Bien sûr, ce serait la moindre des choses que l'argent des impôts ne soit pas utilisé à financer l'Église et ses oeuvres. Mais de ce point de vue là, le projet Savary n'était pas destiné à empêcher grand-chose. Au contraire même, car aux dernières nouvelles, il va rendre pour toutes les communes les subventions automatiques alors qu'elles ne l'étaient pas jusque-là, ce qui a incité un dirigeant en vue du Parti Socialiste comme Poperen à exprimer des réserves. Et soit dit en passant, si du point de vue des travailleurs, faire son éducation dans des écoles où l'on apprend l'amour ou la crainte de Dieu n'est sans doute pas une excellente chose, la faire dans celles où l'on enseigne le respect de l'État bourgeois, de la propriété privée et l'amour de la patrie... ne l'est pas non plus.

Par contre que la gauche ait perdu cette bataille parce qu'elle n'a pas voulu la mener jusqu'au bout, oui cela change quelque chose, non seulement pour elle, mais aussi pour la classe ouvrière.

Parce que ce sont ses ennemis qui au travers d'une mobilisation comme celle qui a eu lieu, ont réussi à recruter des troupes en grand nombre, trouver une audience considérable en se faisant passer pour des « défenseurs de la liberté », et ont remporté une victoire. Et il ne peut pas être bon pour la classe ouvrière que la droite qui est aussi son adversaire, ait le vent en poupe et se sente forte.

Car la droite qui se moque pas mal des problèmes de l'école, - cela n'est qu'un prétexte pour elle - peut demain se servir de sa force pour autre chose, pour s'attaquer plus directement à la classe ouvrière.

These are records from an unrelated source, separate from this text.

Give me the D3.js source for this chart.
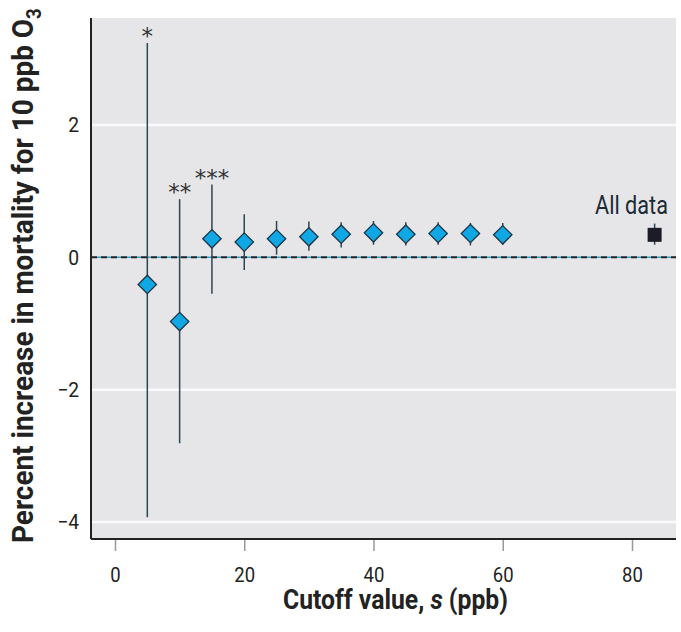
<!DOCTYPE html>
<html><head><meta charset="utf-8">
<script src="https://cdn.jsdelivr.net/npm/d3@7"></script>
<style>
body{margin:0;background:#fff;}
svg{display:block;}
</style></head>
<body>
<svg id="chart" width="681" height="632"></svg>
<script>
// ---- data ----
const cutoffs   = [5, 10, 15, 20, 25, 30, 35, 40, 45, 50, 55, 60];
const estimates = [-0.41, -0.97, 0.28, 0.23, 0.28, 0.31, 0.35, 0.37, 0.35, 0.36, 0.36, 0.34];
const lower     = [-3.93, -2.81, -0.55, -0.19, 0.04, 0.10, 0.15, 0.19, 0.18, 0.19, 0.18, 0.19];
const upper     = [3.24, 0.88, 1.10, 0.65, 0.55, 0.54, 0.53, 0.55, 0.53, 0.53, 0.52, 0.52];
const starLabels = ["*", "**", "***"];
const allDataX = 83.5;
const allDataEst = [0.34];
const allDataLower = [0.19];
const allDataUpper = [0.51];
const xTicks = [0, 20, 40, 60, 80];
const yTicks = [-4, -2, 0, 2];
const yGrid = [-4, -2, 2];

const FONT = "Roboto, 'Liberation Sans', sans-serif";
const svg = d3.select("#chart");
const L = 91, R = 676, T = 18, B = 539;
const x = d3.scaleLinear().domain([0, 80]).range([115, 632]);
const y = d3.scaleLinear().domain([-4, 2]).range([522, 125]);

// fit a text element horizontally (in its own frame) to a target width
function fitWidth(sel, target, pre) {
  const w = sel.node().getBBox().width;
  const s = target / w;
  sel.attr("transform", (pre || "") + ` scale(${s},1)`);
}

// background
svg.append("rect").attr("x", L).attr("y", T).attr("width", R - L).attr("height", B - T).attr("fill", "#e6e6e8");

// gridlines
svg.append("g").selectAll("line").data(yGrid).join("line")
  .attr("x1", L).attr("x2", R).attr("y1", d => y(d)).attr("y2", d => y(d))
  .attr("stroke", "#fafafa").attr("stroke-width", 2.5);

// zero line (dashed)
svg.append("line").attr("x1", L).attr("x2", R).attr("y1", y(0)).attr("y2", y(0))
  .attr("stroke", "#2aa3d6").attr("stroke-width", 1.5).attr("stroke-dasharray", "4,6").attr("stroke-dashoffset", -6);
svg.append("line").attr("x1", L).attr("x2", R).attr("y1", y(0)).attr("y2", y(0))
  .attr("stroke", "#222").attr("stroke-width", 2).attr("stroke-dasharray", "6,4");

// x axis
const xAxis = d3.axisBottom(x).tickValues(xTicks).tickSize(12).tickPadding(16).tickFormat(d3.format("d"));
const gx = svg.append("g").attr("transform", `translate(0,${B})`).call(xAxis);
gx.select(".domain").remove();
gx.selectAll(".tick line").attr("stroke", "#999").attr("stroke-width", 1.5);
gx.selectAll(".tick text").attr("font-family", FONT).attr("font-size", 21).attr("fill", "#222")
  .attr("transform", "scale(0.88,1)");

// y axis
const yAxis = d3.axisLeft(y).tickValues(yTicks).tickSize(0).tickPadding(13)
  .tickFormat(d => d < 0 ? "\u2212" + Math.abs(d) : String(d));
const gy = svg.append("g").attr("transform", `translate(${L},0)`).call(yAxis);
gy.select(".domain").remove();
gy.selectAll(".tick text").attr("font-family", FONT).attr("font-size", 21).attr("fill", "#222")
  .attr("x", -13).attr("transform", "scale(0.92,1)");

// axis lines
svg.append("line").attr("x1", L).attr("x2", L).attr("y1", T).attr("y2", B).attr("stroke", "#222").attr("stroke-width", 2);
svg.append("line").attr("x1", L).attr("x2", R).attr("y1", B).attr("y2", B).attr("stroke", "#222").attr("stroke-width", 2);

// error bars
const pts = cutoffs.map((c, i) => ({c, e: estimates[i], lo: lower[i], hi: upper[i]}));
svg.append("g").selectAll("line").data(pts).join("line")
  .attr("x1", d => x(d.c)).attr("x2", d => x(d.c))
  .attr("y1", d => y(d.lo)).attr("y2", d => y(d.hi))
  .attr("stroke", "#2b4656").attr("stroke-width", 1.5);

// diamonds
svg.append("g").selectAll("path").data(pts).join("path")
  .attr("d", d3.symbol().type(d3.symbolSquare).size(13 * 13))
  .attr("transform", d => `translate(${x(d.c)},${y(d.e)}) rotate(45)`)
  .attr("fill", "#10a8e4").attr("stroke", "#1d3444").attr("stroke-width", 1.3);

// stars
svg.append("g").selectAll("text").data(starLabels).join("text")
  .attr("x", (d, i) => x(cutoffs[i])).attr("y", (d, i) => y(upper[i]) + 1)
  .attr("text-anchor", "middle").attr("font-family", "DejaVu Sans, sans-serif")
  .attr("font-size", 23).attr("fill", "#333").text(d => d);

// all data
svg.append("g").selectAll("line").data(allDataEst).join("line")
  .attr("x1", x(allDataX)).attr("x2", x(allDataX))
  .attr("y1", (d, i) => y(allDataLower[i])).attr("y2", (d, i) => y(allDataUpper[i]))
  .attr("stroke", "#2b4656").attr("stroke-width", 1.5);
svg.append("g").selectAll("rect").data(allDataEst).join("rect")
  .attr("x", x(allDataX) - 7).attr("y", d => y(d) - 7).attr("width", 14).attr("height", 14)
  .attr("fill", "#1c1c26");
const ad = svg.append("text").attr("x", 0).attr("y", 0).attr("text-anchor", "start")
  .attr("font-family", FONT).attr("font-size", 26).attr("fill", "#1a2a36").text("All data");
fitWidth(ad, 73, "translate(595,214)");

// axis titles
const xt = svg.append("text").attr("x", 0).attr("y", 0).attr("text-anchor", "start")
  .attr("font-family", FONT).attr("font-size", 28).attr("font-weight", "bold").attr("fill", "#222")
  .call(t => {
    t.append("tspan").text("Cutoff value, ");
    t.append("tspan").attr("font-style", "italic").text("s");
    t.append("tspan").text(" (ppb)");
  });
fitWidth(xt, 225, "translate(283,609)");

const yt = svg.append("text").attr("x", 0).attr("y", 0).attr("text-anchor", "start")
  .attr("font-family", FONT).attr("font-size", 30).attr("font-weight", "bold").attr("fill", "#222")
  .call(t => {
    t.append("tspan").text("Percent increase in mortality for 10 ppb O");
    t.append("tspan").attr("font-size", 20).attr("dy", 8).text("3");
  });
fitWidth(yt, 535, "translate(33,543) rotate(-90)");
</script>
</body></html>
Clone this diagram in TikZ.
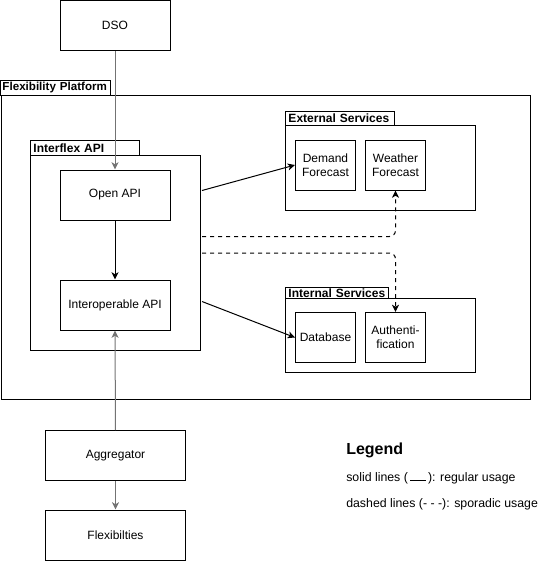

La « querelle scolaire » a été une phase d'un combat qui comporte déjà de nombreuses escarmouches, mené par la droite contre la gauche. En dehors des partisans de l'école confessionnelle, cadres, médecins, paysans, routiers et bien d'autres catégories sociales sont à divers moments entrés en conflit contre le gouvernement et y entreront sans doute encore à nouveau. Tant que la droite était au gouvernement, tous ces gens-là ne défendaient que des intérêts catégoriels. Mais aujourd'hui que la gauche gouverne, et qu'ils se heurtent à elle, leurs mouvements se transforment en combats politiques. Et la gauche au gouvernement fait lever contre elle, et finalement contre la classe ouvrière, des millions de gens partant de la défense d'intérêts les plus divers.

Si ce n'était que contre les Mitterrand, Mauroy, Jospin, que tous ces gens se mobilisaient, ce pourrait être un simple épisode de la démocratie bourgeoise ou de l'histoire électorale de ce pays.

Mais parce que ces politiciens se disent de gauche, et se réclament même de la classe ouvrière, c'est aussi celle-ci qui est visée. Les classes bourgeoises ou petites-bourgeoises sont déjà souvent naturellement hostiles à la classe ouvrière, aujourd'hui elles peuvent la voir derrière le gouvernement.

Les faiblesses de celui-ci peuvent du coup passer aussi pour les faiblesses de la classe ouvrière elle-même, aux yeux de ses ennemis. Et c'est eux que les reculades du gouvernement enhardissent. Reculades qui ne font donc que souligner la nécessité pour les travailleurs de ne pas lier leur sort à ce gouvernement, mais au contraire de s'y opposer résolument et ouvertement.